## Dataset extract
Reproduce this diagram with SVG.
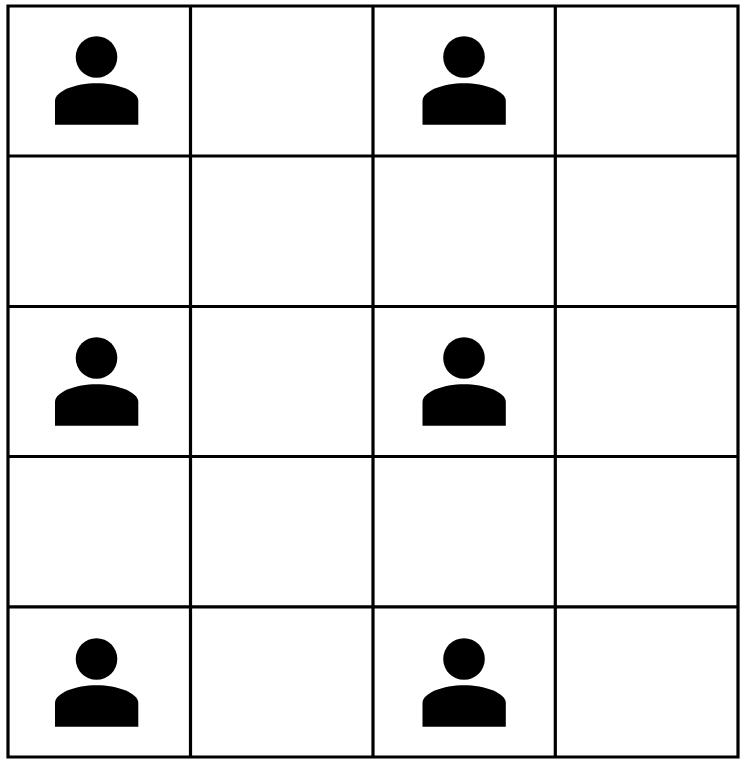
<svg xmlns="http://www.w3.org/2000/svg" width="745" height="764" viewBox="0 0 745 764">
<style>.g{fill:none;stroke:#000;stroke-width:3.2}</style>
<defs><g id="p"><circle cx="96.500" cy="57" r="20.800"/><path d="M55 124.700V101C55 91 76 83.300 96.500 83.300S138.300 91 138.300 101V124.700Z"/></g></defs>
<rect width="745" height="764" fill="#fff"/>
<g id="connectors"><path class="g" d="M8 6H738V757H8ZM190.500 6V757M373 6V757M555.300 6V757M8 156H738M8 306.500H738M8 456.500H738M8 606.800H738"/></g>
<g id="person1"><use href="#p"/></g>
<g id="person2"><use href="#p" x="367.500"/></g>
<g id="person3"><use href="#p" y="301"/></g>
<g id="person4"><use href="#p" x="367.500" y="301"/></g>
<g id="person5"><use href="#p" y="602"/></g>
<g id="person6"><use href="#p" x="367.500" y="602"/></g>
</svg>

## Task objective
Transcribe the material as is, with images omitted.

## Full output
Reproduce this diagram with SVG.
<svg xmlns="http://www.w3.org/2000/svg" width="745" height="764" viewBox="0 0 745 764">
<style>.g{fill:none;stroke:#000;stroke-width:3.2}</style>
<defs><g id="p"><circle cx="96.500" cy="57" r="20.800"/><path d="M55 124.700V101C55 91 76 83.300 96.500 83.300S138.300 91 138.300 101V124.700Z"/></g></defs>
<rect width="745" height="764" fill="#fff"/>
<g id="connectors"><path class="g" d="M8 6H738V757H8ZM190.500 6V757M373 6V757M555.300 6V757M8 156H738M8 306.500H738M8 456.500H738M8 606.800H738"/></g>
<g id="person1"><use href="#p"/></g>
<g id="person2"><use href="#p" x="367.500"/></g>
<g id="person3"><use href="#p" y="301"/></g>
<g id="person4"><use href="#p" x="367.500" y="301"/></g>
<g id="person5"><use href="#p" y="602"/></g>
<g id="person6"><use href="#p" x="367.500" y="602"/></g>
</svg>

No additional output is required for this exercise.